2007-10-08

Carbon Dioxide and Plants

When you are in 2nd grade, your science teacher teaches you that trees take in carbon dioxide and "turn it" into oxygen. When you are in high school, your chemistry teacher teaches you that matter is neither created nor destroyed and that ordinary chemical reactions can't change atoms, just their rearrangement. You learn that carbon dioxide is a carbon with two oxygens CO2 and that oxygen in the air is two covalently bonded oxygen elements or O2.

Unfortunately, perhaps because you grew up not questiong that trees change carbon dioxide to oxygen, you don't reconcile the statements from your science class and chemistry class. The obvious question if both are correct is what do the trees do with the C in CO2? The answer is they use that carbon to make wood, leaves, flowers, acorns, etc. So, the amount of carbon that a tree takes out of the atmosphere can be no more (by mass) than the amount of carbon and hence the total mass of the tree.

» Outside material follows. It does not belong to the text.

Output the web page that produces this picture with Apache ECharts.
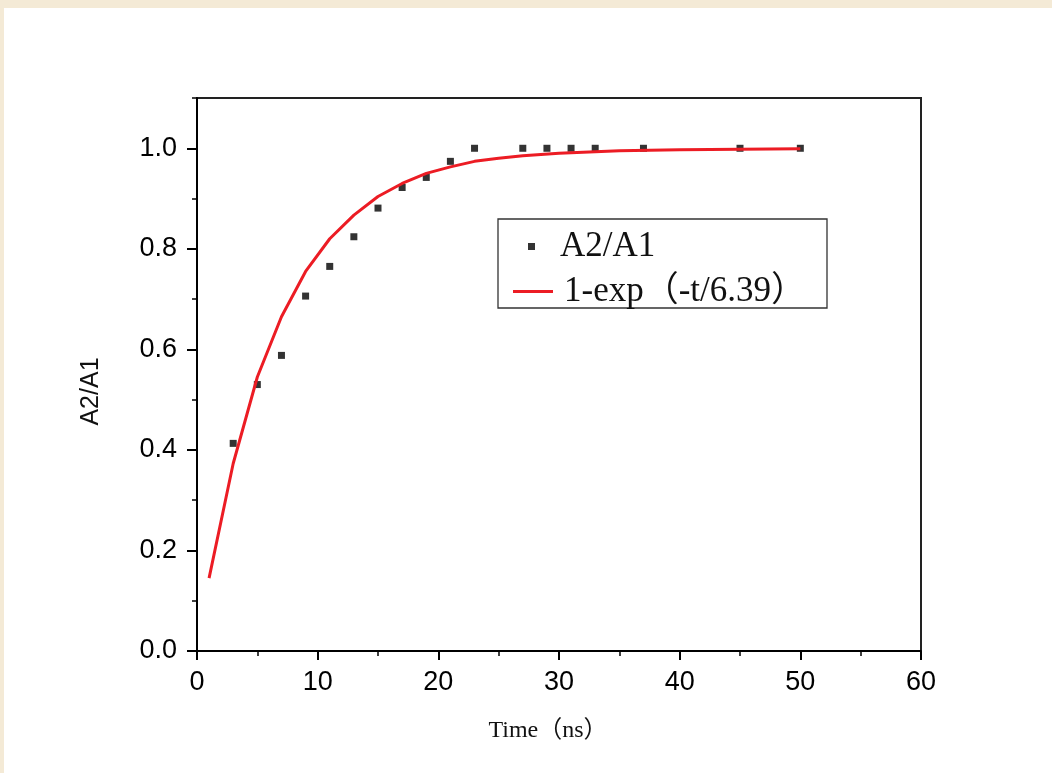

A plant in your office that weighs 2 pounds after you shake the dirt off and dry it out has taken 2 pounds (or less, some can come from the soil) of carbon out of the atmosphere during its whole lifetime. So much for cleaning all that air in in your office, some quick google searches turned up that humans about 400 lbs of carbon by breathing during 1 year (I didn't research this number much, so don't trust it).

Trees are not machines that magically turn CO2 into O2. An old-growth forest (aka, not growing) tends to be carbon neutral (not negative) because some new trees are growing, and some have died and are decomposing (which releases carbon dioxide trapped in the tree's wood/leaves/etc). Of course deforesting or burning that forest means that you release more CO2 and stop absorbing it, so it is still good to leave it standing.

So... planting trees doesn't really reduce global warming, at least not after the tree is grown up.

1 comments:

StrayDog said...

I have an idea!

We should have forests devoted to stripping carbon off of the atmosphere.

We reforest a piece of land, let it grow, then bury it all! Afterwards plant another forest on top of this entombed forest.

...of course this all has to be done by hand without the help of fossil fuel burning equipment such as bulldozers. And who wants to do that?